━━━ Data segment
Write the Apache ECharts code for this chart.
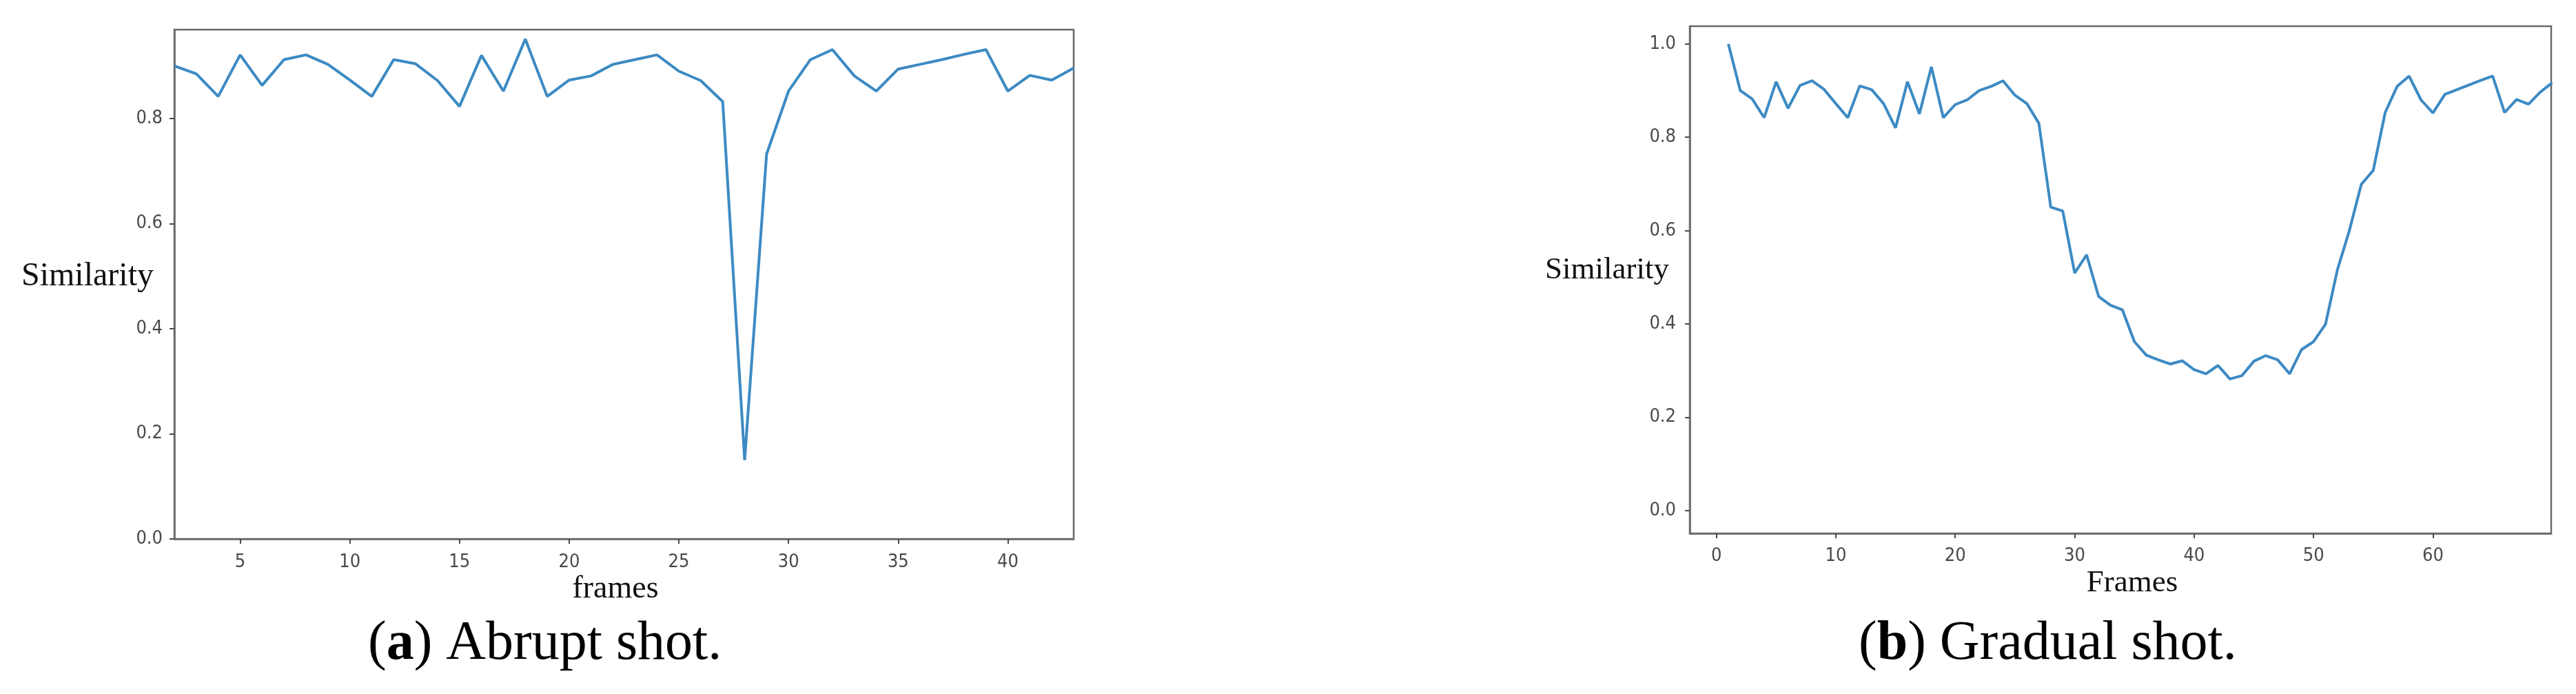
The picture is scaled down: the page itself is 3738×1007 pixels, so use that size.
<!DOCTYPE html>
<html>
<head>
<meta charset="utf-8">
<script src="https://cdn.jsdelivr.net/npm/echarts@6/dist/echarts.min.js"></script>
<style>
html,body{margin:0;padding:0;background:#fff;}
#chart{width:3738px;height:1007px;}
</style>
</head>
<body>
<div id="chart"></div>
<script>
// ---- Data ----
const framesA = [2,3,4,5,6,7,8,9,10,11,12,13,14,15,16,17,18,19,20,21,22,23,24,25,26,27,28,29,30,31,32,33,34,35,36,37,38,39,40,41,42,43];
const simA = [0.900,0.885,0.842,0.921,0.863,0.912,0.921,0.903,0.873,0.842,0.912,0.904,0.872,0.823,0.920,0.852,0.951,0.842,0.873,0.881,0.903,0.912,0.921,0.890,0.872,0.832,0.150,0.732,0.852,0.912,0.931,0.881,0.852,0.894,0.903,0.912,0.922,0.931,0.852,0.882,0.873,0.896];

const framesB = [];
for (let i = 1; i <= 70; i++) framesB.push(i);
const simB = [1.000,0.900,0.882,0.842,0.919,0.862,0.911,0.921,0.903,0.872,
              0.842,0.910,0.902,0.872,0.820,0.919,0.850,0.951,0.842,0.870,
              0.880,0.900,0.909,0.921,0.890,0.872,0.830,0.650,0.642,0.509,
              0.548,0.459,0.440,0.430,0.362,0.333,0.323,0.314,0.321,0.302,
              0.293,0.311,0.282,0.289,0.320,0.332,0.323,0.293,0.345,0.362,
              0.399,0.516,0.600,0.699,0.729,0.853,0.909,0.931,0.880,0.852,
              0.892,0.902,0.912,0.922,0.931,0.853,0.881,0.871,0.897,0.917];

const xTicksA = [5,10,15,20,25,30,35,40];
const yTicksA = [0.0,0.2,0.4,0.6,0.8];
const xTicksB = [0,10,20,30,40,50,60];
const yTicksB = [0.0,0.2,0.4,0.6,0.8,1.0];

// ---- Chart ----
const chart = echarts.init(document.getElementById('chart'), null, {renderer: 'canvas'});
const lineColor = '#3c8ac3';
const axisGray = '#6a6a6a';
const labelGray = '#4a4a4a';
const tickFont = '"DejaVu Sans Condensed", "DejaVu Sans"';

function xAxisCfg(gridIndex, min, max, ticks, margin, fontSize) {
  return {
    type: 'value', gridIndex, min, max,
    axisLine: {show: true, onZero: false, lineStyle: {color: axisGray, width: 2.5}},
    axisTick: {show: true, length: 7, lineStyle: {color: labelGray, width: 2}, customValues: ticks},
    axisLabel: {color: labelGray, fontFamily: tickFont, fontSize, margin, customValues: ticks,
                formatter: v => String(Math.round(v))},
    splitLine: {show: false}
  };
}
function yAxisCfg(gridIndex, min, max, ticks, margin, fontSize) {
  return {
    type: 'value', gridIndex, min, max,
    axisLine: {show: true, onZero: false, lineStyle: {color: axisGray, width: 2.5}},
    axisTick: {show: true, length: 7, lineStyle: {color: labelGray, width: 2}, customValues: ticks},
    axisLabel: {color: labelGray, fontFamily: tickFont, fontSize, margin, customValues: ticks,
                formatter: v => v.toFixed(1)},
    splitLine: {show: false}
  };
}

const option = {
  animation: false,
  backgroundColor: '#ffffff',
  grid: [
    {left: 253, top: 43, width: 1305, height: 739, show: true, borderColor: axisGray, borderWidth: 2.5, backgroundColor: 'transparent'},
    {left: 2452, top: 38, width: 1250, height: 736, show: true, borderColor: axisGray, borderWidth: 2.5, backgroundColor: 'transparent'}
  ],
  xAxis: [
    xAxisCfg(0, 2, 43, xTicksA, 20, 27),
    xAxisCfg(1, -2.23, 69.9, xTicksB, 19, 27)
  ],
  yAxis: [
    yAxisCfg(0, 0, 0.969, yTicksA, 17, 27),
    yAxisCfg(1, -0.049, 1.038, yTicksB, 20, 27)
  ],
  series: [
    {type: 'line', xAxisIndex: 0, yAxisIndex: 0, showSymbol: false, symbol: 'none',
     lineStyle: {color: lineColor, width: 4}, clip: true,
     data: framesA.map((f, i) => [f, simA[i]])},
    {type: 'line', xAxisIndex: 1, yAxisIndex: 1, showSymbol: false, symbol: 'none',
     lineStyle: {color: lineColor, width: 4}, clip: true,
     data: framesB.map((f, i) => [f, simB[i]])}
  ],
  graphic: [
    {type: 'text', left: 31, top: 403 - 26, style: {text: 'Similarity', font: '48px "Liberation Serif"', fill: '#111'}},
    {type: 'text', x: 893, y: 855, style: {text: 'frames', font: '46px "Liberation Serif"', fill: '#111', align: 'center', verticalAlign: 'middle'}},
    {type: 'text', left: 2242, top: 394 - 24, style: {text: 'Similarity', font: '45px "Liberation Serif"', fill: '#111'}},
    {type: 'text', x: 3094, y: 846, style: {text: 'Frames', font: '45px "Liberation Serif"', fill: '#111', align: 'center', verticalAlign: 'middle'}},
    {type: 'text', x: 534, y: 935, style: {
      text: '{p|(}{b|a}{p|) Abrupt shot.}',
      rich: {p: {font: '80px "Liberation Serif"', fill: '#000'}, b: {font: 'bold 80px "Liberation Serif"', fill: '#000'}},
      verticalAlign: 'middle'}},
    {type: 'text', x: 2697, y: 935, style: {
      text: '{p|(}{b|b}{p|) Gradual shot.}',
      rich: {p: {font: '80px "Liberation Serif"', fill: '#000'}, b: {font: 'bold 80px "Liberation Serif"', fill: '#000'}},
      verticalAlign: 'middle'}}
  ]
};
chart.setOption(option);
</script>
</body>
</html>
━━━━━━
*Your objective*
Reproduce the data verbatim. Do not carry any picture into the copy.

*Reply to the exercise*
Write the Apache ECharts code for this chart.
The picture is scaled down: the page itself is 3738×1007 pixels, so use that size.
<!DOCTYPE html>
<html>
<head>
<meta charset="utf-8">
<script src="https://cdn.jsdelivr.net/npm/echarts@6/dist/echarts.min.js"></script>
<style>
html,body{margin:0;padding:0;background:#fff;}
#chart{width:3738px;height:1007px;}
</style>
</head>
<body>
<div id="chart"></div>
<script>
// ---- Data ----
const framesA = [2,3,4,5,6,7,8,9,10,11,12,13,14,15,16,17,18,19,20,21,22,23,24,25,26,27,28,29,30,31,32,33,34,35,36,37,38,39,40,41,42,43];
const simA = [0.900,0.885,0.842,0.921,0.863,0.912,0.921,0.903,0.873,0.842,0.912,0.904,0.872,0.823,0.920,0.852,0.951,0.842,0.873,0.881,0.903,0.912,0.921,0.890,0.872,0.832,0.150,0.732,0.852,0.912,0.931,0.881,0.852,0.894,0.903,0.912,0.922,0.931,0.852,0.882,0.873,0.896];

const framesB = [];
for (let i = 1; i <= 70; i++) framesB.push(i);
const simB = [1.000,0.900,0.882,0.842,0.919,0.862,0.911,0.921,0.903,0.872,
              0.842,0.910,0.902,0.872,0.820,0.919,0.850,0.951,0.842,0.870,
              0.880,0.900,0.909,0.921,0.890,0.872,0.830,0.650,0.642,0.509,
              0.548,0.459,0.440,0.430,0.362,0.333,0.323,0.314,0.321,0.302,
              0.293,0.311,0.282,0.289,0.320,0.332,0.323,0.293,0.345,0.362,
              0.399,0.516,0.600,0.699,0.729,0.853,0.909,0.931,0.880,0.852,
              0.892,0.902,0.912,0.922,0.931,0.853,0.881,0.871,0.897,0.917];

const xTicksA = [5,10,15,20,25,30,35,40];
const yTicksA = [0.0,0.2,0.4,0.6,0.8];
const xTicksB = [0,10,20,30,40,50,60];
const yTicksB = [0.0,0.2,0.4,0.6,0.8,1.0];

// ---- Chart ----
const chart = echarts.init(document.getElementById('chart'), null, {renderer: 'canvas'});
const lineColor = '#3c8ac3';
const axisGray = '#6a6a6a';
const labelGray = '#4a4a4a';
const tickFont = '"DejaVu Sans Condensed", "DejaVu Sans"';

function xAxisCfg(gridIndex, min, max, ticks, margin, fontSize) {
  return {
    type: 'value', gridIndex, min, max,
    axisLine: {show: true, onZero: false, lineStyle: {color: axisGray, width: 2.5}},
    axisTick: {show: true, length: 7, lineStyle: {color: labelGray, width: 2}, customValues: ticks},
    axisLabel: {color: labelGray, fontFamily: tickFont, fontSize, margin, customValues: ticks,
                formatter: v => String(Math.round(v))},
    splitLine: {show: false}
  };
}
function yAxisCfg(gridIndex, min, max, ticks, margin, fontSize) {
  return {
    type: 'value', gridIndex, min, max,
    axisLine: {show: true, onZero: false, lineStyle: {color: axisGray, width: 2.5}},
    axisTick: {show: true, length: 7, lineStyle: {color: labelGray, width: 2}, customValues: ticks},
    axisLabel: {color: labelGray, fontFamily: tickFont, fontSize, margin, customValues: ticks,
                formatter: v => v.toFixed(1)},
    splitLine: {show: false}
  };
}

const option = {
  animation: false,
  backgroundColor: '#ffffff',
  grid: [
    {left: 253, top: 43, width: 1305, height: 739, show: true, borderColor: axisGray, borderWidth: 2.5, backgroundColor: 'transparent'},
    {left: 2452, top: 38, width: 1250, height: 736, show: true, borderColor: axisGray, borderWidth: 2.5, backgroundColor: 'transparent'}
  ],
  xAxis: [
    xAxisCfg(0, 2, 43, xTicksA, 20, 27),
    xAxisCfg(1, -2.23, 69.9, xTicksB, 19, 27)
  ],
  yAxis: [
    yAxisCfg(0, 0, 0.969, yTicksA, 17, 27),
    yAxisCfg(1, -0.049, 1.038, yTicksB, 20, 27)
  ],
  series: [
    {type: 'line', xAxisIndex: 0, yAxisIndex: 0, showSymbol: false, symbol: 'none',
     lineStyle: {color: lineColor, width: 4}, clip: true,
     data: framesA.map((f, i) => [f, simA[i]])},
    {type: 'line', xAxisIndex: 1, yAxisIndex: 1, showSymbol: false, symbol: 'none',
     lineStyle: {color: lineColor, width: 4}, clip: true,
     data: framesB.map((f, i) => [f, simB[i]])}
  ],
  graphic: [
    {type: 'text', left: 31, top: 403 - 26, style: {text: 'Similarity', font: '48px "Liberation Serif"', fill: '#111'}},
    {type: 'text', x: 893, y: 855, style: {text: 'frames', font: '46px "Liberation Serif"', fill: '#111', align: 'center', verticalAlign: 'middle'}},
    {type: 'text', left: 2242, top: 394 - 24, style: {text: 'Similarity', font: '45px "Liberation Serif"', fill: '#111'}},
    {type: 'text', x: 3094, y: 846, style: {text: 'Frames', font: '45px "Liberation Serif"', fill: '#111', align: 'center', verticalAlign: 'middle'}},
    {type: 'text', x: 534, y: 935, style: {
      text: '{p|(}{b|a}{p|) Abrupt shot.}',
      rich: {p: {font: '80px "Liberation Serif"', fill: '#000'}, b: {font: 'bold 80px "Liberation Serif"', fill: '#000'}},
      verticalAlign: 'middle'}},
    {type: 'text', x: 2697, y: 935, style: {
      text: '{p|(}{b|b}{p|) Gradual shot.}',
      rich: {p: {font: '80px "Liberation Serif"', fill: '#000'}, b: {font: 'bold 80px "Liberation Serif"', fill: '#000'}},
      verticalAlign: 'middle'}}
  ]
};
chart.setOption(option);
</script>
</body>
</html>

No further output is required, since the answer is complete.